— begin —

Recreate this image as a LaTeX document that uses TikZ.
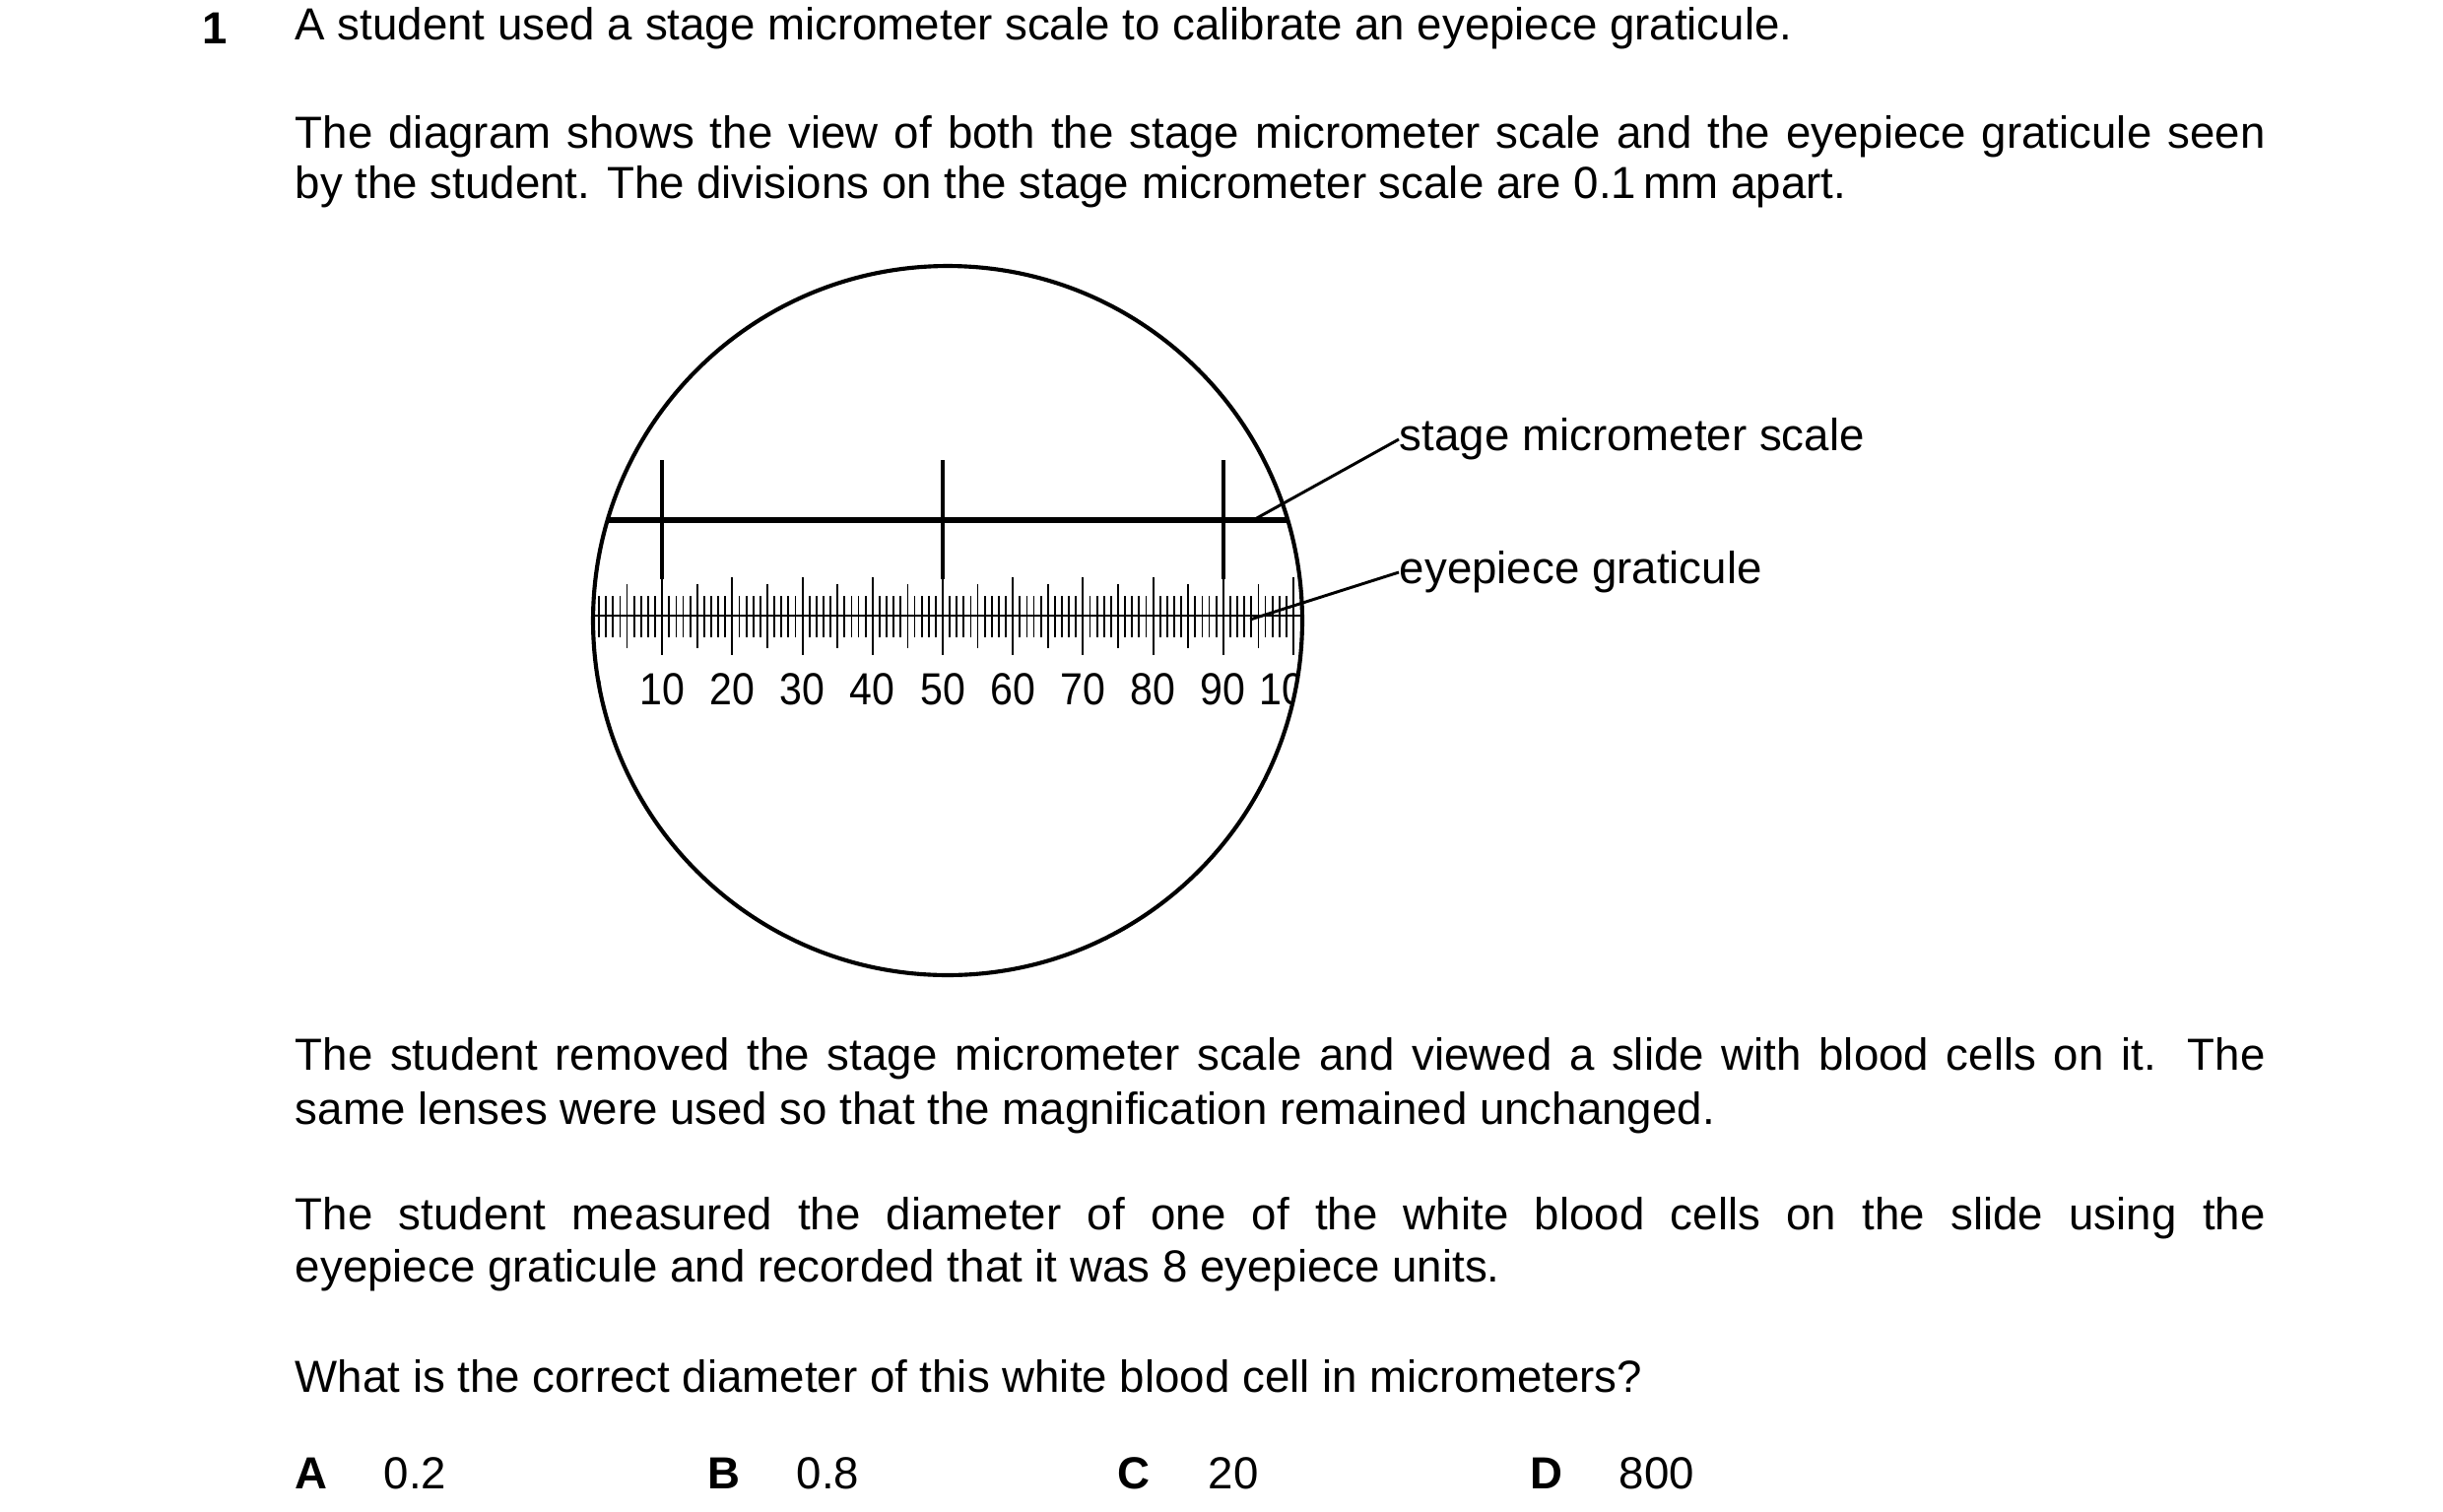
\documentclass[tikz,border=0pt]{standalone}
\usepackage{fontspec}
\setmainfont{Liberation Sans}
\begin{document}
\begin{tikzpicture}[x=0.0847mm,y=-0.0847mm,
    para/.style={anchor=west,inner sep=0pt,font=\fontsize{11}{13}\selectfont},
    lbl/.style={inner sep=0pt,font=\fontsize{11}{13}\selectfont},
    num/.style={inner sep=0pt,font=\fontsize{11}{13}\selectfont,xscale=0.9},
    leader/.style={line width=0.25mm}]
    \useasboundingbox (0,0) rectangle (2480,1534);
    \def\unit{7.12}
    \def\zero{601}

    % question text
    \node[para,font=\bfseries\fontsize{11}{13}\selectfont] (qnum) at (205,29) {1};
    \node[para] (l1) at (299,29) {A student used a stage micrometer scale to calibrate an eyepiece graticule.};
    \node[para] (l2) at (299,139) {\makebox[169.4mm][s]{The diagram shows the view of both the stage micrometer scale and the eyepiece graticule seen}};
    \node[para] (l3) at (299,190) {by the student. The divisions on the stage micrometer scale are 0.1\,mm apart.};

    % field of view
    \node[draw,circle,line width=0.35mm,minimum size=60.98mm,inner sep=0pt] (view) at (962,630) {};
    \begin{scope}
        \clip (962,630) circle (360);
        % stage micrometer
        \draw[line width=0.5mm] (590,528) -- (1340,528);
        \foreach \i in {10,50,90}
            \draw[line width=0.35mm] (\zero+\i*\unit,467) -- (\zero+\i*\unit,588);
        % eyepiece graticule
        \draw[line width=0.2mm] (590,625) -- (1340,625);
        \foreach \i in {0,...,100}{
            \pgfmathtruncatemacro\r{mod(\i,10)}
            \pgfmathtruncatemacro\h{mod(\i,5)}
            \ifnum\r=0
                \draw[line width=0.18mm] (\zero+\i*\unit,586) -- (\zero+\i*\unit,665);
            \else\ifnum\h=0
                \draw[line width=0.15mm] (\zero+\i*\unit,593) -- (\zero+\i*\unit,658);
            \else
                \draw[line width=0.15mm] (\zero+\i*\unit,605) -- (\zero+\i*\unit,647);
            \fi\fi
        }
        \foreach \i in {0,10,...,100}
            \node[num] (n\i) at (\zero+\i*\unit,700) {\i};
    \end{scope}

    % labels
    \node[lbl,anchor=west] (stage) at (1420,446) {stage micrometer scale};
    \node[lbl,anchor=west] (eyep) at (1420,581) {eyepiece graticule};
    \coordinate (sp) at (1274,527);
    \coordinate (ep) at (1269,629);
    \draw[leader] (sp) -- (stage.west);
    \draw[leader] (ep) -- (eyep.west);

    % rest of question
    \node[para] (l4) at (299,1075) {\makebox[169.4mm][s]{The student removed the stage micrometer scale and viewed a slide with blood cells on it. The}};
    \node[para] (l5) at (299,1130) {same lenses were used so that the magnification remained unchanged.};
    \node[para] (l6) at (299,1237) {\makebox[169.4mm][s]{The student measured the diameter of one of the white blood cells on the slide using the}};
    \node[para] (l7) at (299,1290) {eyepiece graticule and recorded that it was 8 eyepiece units.};
    \node[para] (l8) at (299,1397) {What is the correct diameter of this white blood cell in micrometers?};

    % options
    \foreach \k/\x/\v/\y in {A/299/0.2/389,B/718/0.8/808,C/1134/20/1226,D/1553/800/1643}{
        \node[para,font=\bfseries\fontsize{11}{13}\selectfont] (opt\k) at (\x,1496) {\k};
        \node[para] (val\k) at (\y,1496) {\v};
    }
\end{tikzpicture}
\end{document}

— end —

What is asked: Leave the pictures out, and print every line of the listing exactly as written.

Response to the exercise:
Recreate this image as a LaTeX document that uses TikZ.
\documentclass[tikz,border=0pt]{standalone}
\usepackage{fontspec}
\setmainfont{Liberation Sans}
\begin{document}
\begin{tikzpicture}[x=0.0847mm,y=-0.0847mm,
    para/.style={anchor=west,inner sep=0pt,font=\fontsize{11}{13}\selectfont},
    lbl/.style={inner sep=0pt,font=\fontsize{11}{13}\selectfont},
    num/.style={inner sep=0pt,font=\fontsize{11}{13}\selectfont,xscale=0.9},
    leader/.style={line width=0.25mm}]
    \useasboundingbox (0,0) rectangle (2480,1534);
    \def\unit{7.12}
    \def\zero{601}

    % question text
    \node[para,font=\bfseries\fontsize{11}{13}\selectfont] (qnum) at (205,29) {1};
    \node[para] (l1) at (299,29) {A student used a stage micrometer scale to calibrate an eyepiece graticule.};
    \node[para] (l2) at (299,139) {\makebox[169.4mm][s]{The diagram shows the view of both the stage micrometer scale and the eyepiece graticule seen}};
    \node[para] (l3) at (299,190) {by the student. The divisions on the stage micrometer scale are 0.1\,mm apart.};

    % field of view
    \node[draw,circle,line width=0.35mm,minimum size=60.98mm,inner sep=0pt] (view) at (962,630) {};
    \begin{scope}
        \clip (962,630) circle (360);
        % stage micrometer
        \draw[line width=0.5mm] (590,528) -- (1340,528);
        \foreach \i in {10,50,90}
            \draw[line width=0.35mm] (\zero+\i*\unit,467) -- (\zero+\i*\unit,588);
        % eyepiece graticule
        \draw[line width=0.2mm] (590,625) -- (1340,625);
        \foreach \i in {0,...,100}{
            \pgfmathtruncatemacro\r{mod(\i,10)}
            \pgfmathtruncatemacro\h{mod(\i,5)}
            \ifnum\r=0
                \draw[line width=0.18mm] (\zero+\i*\unit,586) -- (\zero+\i*\unit,665);
            \else\ifnum\h=0
                \draw[line width=0.15mm] (\zero+\i*\unit,593) -- (\zero+\i*\unit,658);
            \else
                \draw[line width=0.15mm] (\zero+\i*\unit,605) -- (\zero+\i*\unit,647);
            \fi\fi
        }
        \foreach \i in {0,10,...,100}
            \node[num] (n\i) at (\zero+\i*\unit,700) {\i};
    \end{scope}

    % labels
    \node[lbl,anchor=west] (stage) at (1420,446) {stage micrometer scale};
    \node[lbl,anchor=west] (eyep) at (1420,581) {eyepiece graticule};
    \coordinate (sp) at (1274,527);
    \coordinate (ep) at (1269,629);
    \draw[leader] (sp) -- (stage.west);
    \draw[leader] (ep) -- (eyep.west);

    % rest of question
    \node[para] (l4) at (299,1075) {\makebox[169.4mm][s]{The student removed the stage micrometer scale and viewed a slide with blood cells on it. The}};
    \node[para] (l5) at (299,1130) {same lenses were used so that the magnification remained unchanged.};
    \node[para] (l6) at (299,1237) {\makebox[169.4mm][s]{The student measured the diameter of one of the white blood cells on the slide using the}};
    \node[para] (l7) at (299,1290) {eyepiece graticule and recorded that it was 8 eyepiece units.};
    \node[para] (l8) at (299,1397) {What is the correct diameter of this white blood cell in micrometers?};

    % options
    \foreach \k/\x/\v/\y in {A/299/0.2/389,B/718/0.8/808,C/1134/20/1226,D/1553/800/1643}{
        \node[para,font=\bfseries\fontsize{11}{13}\selectfont] (opt\k) at (\x,1496) {\k};
        \node[para] (val\k) at (\y,1496) {\v};
    }
\end{tikzpicture}
\end{document}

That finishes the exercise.